#### [WRITTEN EXERCISE]
Give the data again exactly as written, skipping any pictures.

#### [COLLECTED MATERIAL]
┄┄┄┄┄┄

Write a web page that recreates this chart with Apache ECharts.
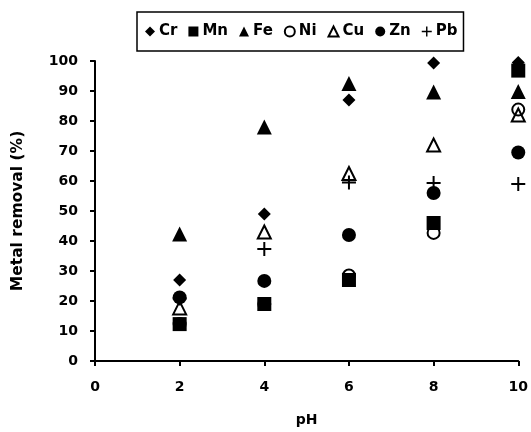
<!DOCTYPE html>
<html>
<head>
<meta charset="utf-8">
<script src="https://cdn.jsdelivr.net/npm/echarts@6/dist/echarts.min.js"></script>
<style>
  html, body { margin: 0; padding: 0; background: #fff; }
  #chart { width: 531px; height: 432px; }
</style>
</head>
<body>
<div id="chart"></div>
<script>
// pH values and removal (%) per metal
const ph = [2, 4, 6, 8, 10]
const cr = [27, 49, 87, 99.3, 99.5]
const mn = [12.3, 19, 27, 46, 96.8]
const fe = [42.3, 78, 92.5, 89.7, 89.8]
const ni = [12.3, 19, 28.5, 42.7, 83.8]
const cu = [17.7, 43, 62.5, 72, 82]
const zn = [21.2, 26.7, 42, 56, 69.5]
const pb = [20.8, 37.3, 59.5, 59.3, 59]

const font = 'DejaVu Sans'
const plus = 'path://M6,0H8V6H14V8H8V14H6V8H0V6H6Z'

function pts(vals) {
  return ph.map((x, i) => [x, vals[i]])
}

function solid(name, vals, symbol, size) {
  return {
    name: name, type: 'scatter', data: pts(vals),
    symbol: symbol, symbolSize: size,
    itemStyle: { color: '#000', opacity: 1 },
    emphasis: { disabled: true }
  }
}

function hollow(name, vals, symbol, size) {
  return {
    name: name, type: 'scatter', data: pts(vals),
    symbol: symbol, symbolSize: size,
    itemStyle: { color: 'rgba(0,0,0,0)', borderColor: '#000', borderWidth: 2, opacity: 1 },
    emphasis: { disabled: true }
  }
}

const axisText = { color: '#000', fontFamily: font, fontWeight: 'bold', fontSize: 14 }

let oChart = echarts.init(document.getElementById('chart'))
oChart.setOption({
  animation: false,
  legend: {
    left: 137, top: 12,
    padding: [12, 6, 12, 8],
    borderColor: '#000', borderWidth: 1.5,
    itemWidth: 10, itemHeight: 10, itemGap: 11,
    textStyle: { color: '#000', fontFamily: font, fontWeight: 'bold', fontSize: 15, padding: [0, 0, 0, -1] },
    data: ['Cr', 'Mn', 'Fe', 'Ni', 'Cu', 'Zn', 'Pb']
  },
  grid: { left: 95, right: 12, top: 61, bottom: 71 },
  xAxis: {
    type: 'value', min: 0, max: 10, interval: 2,
    name: 'pH', nameLocation: 'middle', nameGap: 52,
    nameTextStyle: axisText,
    axisLine: { lineStyle: { color: '#000', width: 2 } },
    axisTick: { length: 5, lineStyle: { color: '#000', width: 2 } },
    axisLabel: Object.assign({ margin: 19 }, axisText),
    splitLine: { show: false }
  },
  yAxis: {
    type: 'value', min: 0, max: 100, interval: 10,
    name: 'Metal removal (%)', nameLocation: 'middle', nameGap: 69,
    nameTextStyle: Object.assign({}, axisText, { fontSize: 15.5 }),
    axisLine: { show: true, lineStyle: { color: '#000', width: 2 } },
    axisTick: { show: true, length: 5, lineStyle: { color: '#000', width: 2 } },
    axisLabel: Object.assign({ margin: 17 }, axisText),
    splitLine: { show: false }
  },
  series: [
    solid('Cr', cr, 'diamond', 13),
    solid('Mn', mn, 'rect', 14),
    solid('Fe', fe, 'triangle', 15),
    hollow('Ni', ni, 'circle', 12),
    hollow('Cu', cu, 'triangle', 13),
    solid('Zn', zn, 'circle', 14),
    solid('Pb', pb, plus, 14)
  ]
})
</script>
</body>
</html>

┄┄┄┄┄┄

#### [RESPONSE]
Write a web page that recreates this chart with Apache ECharts.
<!DOCTYPE html>
<html>
<head>
<meta charset="utf-8">
<script src="https://cdn.jsdelivr.net/npm/echarts@6/dist/echarts.min.js"></script>
<style>
  html, body { margin: 0; padding: 0; background: #fff; }
  #chart { width: 531px; height: 432px; }
</style>
</head>
<body>
<div id="chart"></div>
<script>
// pH values and removal (%) per metal
const ph = [2, 4, 6, 8, 10]
const cr = [27, 49, 87, 99.3, 99.5]
const mn = [12.3, 19, 27, 46, 96.8]
const fe = [42.3, 78, 92.5, 89.7, 89.8]
const ni = [12.3, 19, 28.5, 42.7, 83.8]
const cu = [17.7, 43, 62.5, 72, 82]
const zn = [21.2, 26.7, 42, 56, 69.5]
const pb = [20.8, 37.3, 59.5, 59.3, 59]

const font = 'DejaVu Sans'
const plus = 'path://M6,0H8V6H14V8H8V14H6V8H0V6H6Z'

function pts(vals) {
  return ph.map((x, i) => [x, vals[i]])
}

function solid(name, vals, symbol, size) {
  return {
    name: name, type: 'scatter', data: pts(vals),
    symbol: symbol, symbolSize: size,
    itemStyle: { color: '#000', opacity: 1 },
    emphasis: { disabled: true }
  }
}

function hollow(name, vals, symbol, size) {
  return {
    name: name, type: 'scatter', data: pts(vals),
    symbol: symbol, symbolSize: size,
    itemStyle: { color: 'rgba(0,0,0,0)', borderColor: '#000', borderWidth: 2, opacity: 1 },
    emphasis: { disabled: true }
  }
}

const axisText = { color: '#000', fontFamily: font, fontWeight: 'bold', fontSize: 14 }

let oChart = echarts.init(document.getElementById('chart'))
oChart.setOption({
  animation: false,
  legend: {
    left: 137, top: 12,
    padding: [12, 6, 12, 8],
    borderColor: '#000', borderWidth: 1.5,
    itemWidth: 10, itemHeight: 10, itemGap: 11,
    textStyle: { color: '#000', fontFamily: font, fontWeight: 'bold', fontSize: 15, padding: [0, 0, 0, -1] },
    data: ['Cr', 'Mn', 'Fe', 'Ni', 'Cu', 'Zn', 'Pb']
  },
  grid: { left: 95, right: 12, top: 61, bottom: 71 },
  xAxis: {
    type: 'value', min: 0, max: 10, interval: 2,
    name: 'pH', nameLocation: 'middle', nameGap: 52,
    nameTextStyle: axisText,
    axisLine: { lineStyle: { color: '#000', width: 2 } },
    axisTick: { length: 5, lineStyle: { color: '#000', width: 2 } },
    axisLabel: Object.assign({ margin: 19 }, axisText),
    splitLine: { show: false }
  },
  yAxis: {
    type: 'value', min: 0, max: 100, interval: 10,
    name: 'Metal removal (%)', nameLocation: 'middle', nameGap: 69,
    nameTextStyle: Object.assign({}, axisText, { fontSize: 15.5 }),
    axisLine: { show: true, lineStyle: { color: '#000', width: 2 } },
    axisTick: { show: true, length: 5, lineStyle: { color: '#000', width: 2 } },
    axisLabel: Object.assign({ margin: 17 }, axisText),
    splitLine: { show: false }
  },
  series: [
    solid('Cr', cr, 'diamond', 13),
    solid('Mn', mn, 'rect', 14),
    solid('Fe', fe, 'triangle', 15),
    hollow('Ni', ni, 'circle', 12),
    hollow('Cu', cu, 'triangle', 13),
    solid('Zn', zn, 'circle', 14),
    solid('Pb', pb, plus, 14)
  ]
})
</script>
</body>
</html>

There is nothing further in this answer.